Mais quand bien même, cette quiétude apparente n’empêche pas la montée en puissance de l’extrême droite dans la région. “Il y a beaucoup de petites communes dans le cœur du Morvan qui tournent Front national”, constate, amer, l’ancien propriétaire du Vieux Morvan, cet hôtel devenu mythique à Château-Chinon pour avoir accueilli François Mitterrand le soir de ses victoires électorales, de 1959 au 10 mai 1981.
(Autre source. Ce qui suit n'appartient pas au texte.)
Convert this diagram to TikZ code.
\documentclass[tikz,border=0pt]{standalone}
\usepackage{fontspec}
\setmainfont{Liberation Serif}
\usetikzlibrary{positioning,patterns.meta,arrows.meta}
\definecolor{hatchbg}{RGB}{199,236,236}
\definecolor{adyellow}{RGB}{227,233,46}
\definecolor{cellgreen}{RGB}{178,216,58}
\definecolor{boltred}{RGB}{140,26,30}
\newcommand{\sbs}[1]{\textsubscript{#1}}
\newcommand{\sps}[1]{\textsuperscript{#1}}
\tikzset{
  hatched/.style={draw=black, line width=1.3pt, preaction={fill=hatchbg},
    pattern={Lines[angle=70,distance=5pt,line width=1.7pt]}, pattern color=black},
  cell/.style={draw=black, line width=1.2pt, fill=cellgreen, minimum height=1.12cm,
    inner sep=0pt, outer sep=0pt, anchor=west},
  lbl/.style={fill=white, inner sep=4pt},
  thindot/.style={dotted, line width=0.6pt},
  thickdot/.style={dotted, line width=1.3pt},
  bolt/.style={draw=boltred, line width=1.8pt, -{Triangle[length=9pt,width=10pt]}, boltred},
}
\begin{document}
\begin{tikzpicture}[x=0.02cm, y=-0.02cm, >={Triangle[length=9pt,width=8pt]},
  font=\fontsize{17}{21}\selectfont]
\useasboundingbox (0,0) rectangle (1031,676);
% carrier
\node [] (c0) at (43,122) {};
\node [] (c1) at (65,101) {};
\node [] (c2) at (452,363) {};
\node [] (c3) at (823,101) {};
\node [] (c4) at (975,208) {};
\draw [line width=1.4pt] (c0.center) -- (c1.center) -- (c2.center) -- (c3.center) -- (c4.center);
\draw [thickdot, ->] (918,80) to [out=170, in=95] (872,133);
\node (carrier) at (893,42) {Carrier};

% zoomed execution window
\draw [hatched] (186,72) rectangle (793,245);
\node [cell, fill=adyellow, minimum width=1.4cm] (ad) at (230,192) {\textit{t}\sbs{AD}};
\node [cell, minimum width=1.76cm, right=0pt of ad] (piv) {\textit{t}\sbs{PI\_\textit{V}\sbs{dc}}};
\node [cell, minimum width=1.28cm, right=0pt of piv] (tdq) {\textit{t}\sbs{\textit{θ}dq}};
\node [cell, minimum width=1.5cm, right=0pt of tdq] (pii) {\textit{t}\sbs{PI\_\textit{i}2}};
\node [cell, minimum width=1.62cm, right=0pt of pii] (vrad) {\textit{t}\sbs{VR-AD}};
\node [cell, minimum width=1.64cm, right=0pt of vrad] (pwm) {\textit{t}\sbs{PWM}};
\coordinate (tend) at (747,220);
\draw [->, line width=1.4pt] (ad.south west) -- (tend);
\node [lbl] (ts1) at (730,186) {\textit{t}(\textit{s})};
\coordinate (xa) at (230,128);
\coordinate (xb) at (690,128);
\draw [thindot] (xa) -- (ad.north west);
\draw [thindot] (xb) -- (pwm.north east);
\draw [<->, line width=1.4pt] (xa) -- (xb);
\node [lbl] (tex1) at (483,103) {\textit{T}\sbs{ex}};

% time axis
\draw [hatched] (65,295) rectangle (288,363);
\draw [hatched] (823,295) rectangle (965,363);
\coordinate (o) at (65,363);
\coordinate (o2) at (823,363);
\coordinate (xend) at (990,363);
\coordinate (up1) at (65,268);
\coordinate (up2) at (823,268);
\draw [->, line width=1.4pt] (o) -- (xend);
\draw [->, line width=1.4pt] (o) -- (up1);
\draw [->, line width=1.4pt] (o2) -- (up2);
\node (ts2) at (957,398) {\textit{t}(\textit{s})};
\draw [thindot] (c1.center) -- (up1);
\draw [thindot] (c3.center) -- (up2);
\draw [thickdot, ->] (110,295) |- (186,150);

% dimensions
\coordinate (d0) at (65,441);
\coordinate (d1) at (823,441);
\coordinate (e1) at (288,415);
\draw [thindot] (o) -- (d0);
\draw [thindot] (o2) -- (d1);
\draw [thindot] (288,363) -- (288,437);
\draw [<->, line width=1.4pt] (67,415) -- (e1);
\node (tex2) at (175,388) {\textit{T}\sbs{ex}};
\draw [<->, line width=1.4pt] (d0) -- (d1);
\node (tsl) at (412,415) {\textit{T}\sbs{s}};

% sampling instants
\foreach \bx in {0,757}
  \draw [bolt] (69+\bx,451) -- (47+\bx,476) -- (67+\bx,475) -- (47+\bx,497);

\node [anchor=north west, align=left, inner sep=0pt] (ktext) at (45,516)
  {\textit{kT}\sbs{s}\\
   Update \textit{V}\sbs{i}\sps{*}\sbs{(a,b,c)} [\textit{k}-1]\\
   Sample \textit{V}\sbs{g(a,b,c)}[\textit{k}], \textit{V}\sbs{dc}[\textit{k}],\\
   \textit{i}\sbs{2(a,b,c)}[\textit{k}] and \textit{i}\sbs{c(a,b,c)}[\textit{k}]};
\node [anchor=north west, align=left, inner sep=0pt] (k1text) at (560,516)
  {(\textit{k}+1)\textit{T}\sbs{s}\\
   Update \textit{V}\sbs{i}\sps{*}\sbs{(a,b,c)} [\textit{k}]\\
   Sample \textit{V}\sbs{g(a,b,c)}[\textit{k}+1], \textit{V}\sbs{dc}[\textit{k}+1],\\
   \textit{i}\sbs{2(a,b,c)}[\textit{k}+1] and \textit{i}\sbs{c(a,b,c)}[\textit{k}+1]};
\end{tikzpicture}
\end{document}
Ils étaient des villages martyrs de la guerre et maintenant ça vote Front national…? C’est incompréhensible.Bernard Menuel, ancien propriétaire du Vieux Morvan à Château-Chinon
“D’une terre rose, voire rouge, les gens sont en train de passer au bleu marine”, confirme Chantal-Marie Malus, désabusée, à l’heure où Julien Odoul, le candidat du Rassemblement national, est donné seulement trois points derrière la présidente de région sortante, Marie-Guite Dufay (PS), au second tour en Bourgogne-Franche-Comté, selon un récent sondage Ipsos Sopra Steria.
Pendant ce temps, le buste de “Tonton” trône toujours sur les hauteurs de Château-Chinon, comme s’il veillait sur son écrin émeraude. La route du Morvan, et ses charmes, s’échappe au loin, sans que l’on sache comment, François Mitterrand, depuis les forces de l’esprit, vivrait ce possible basculement.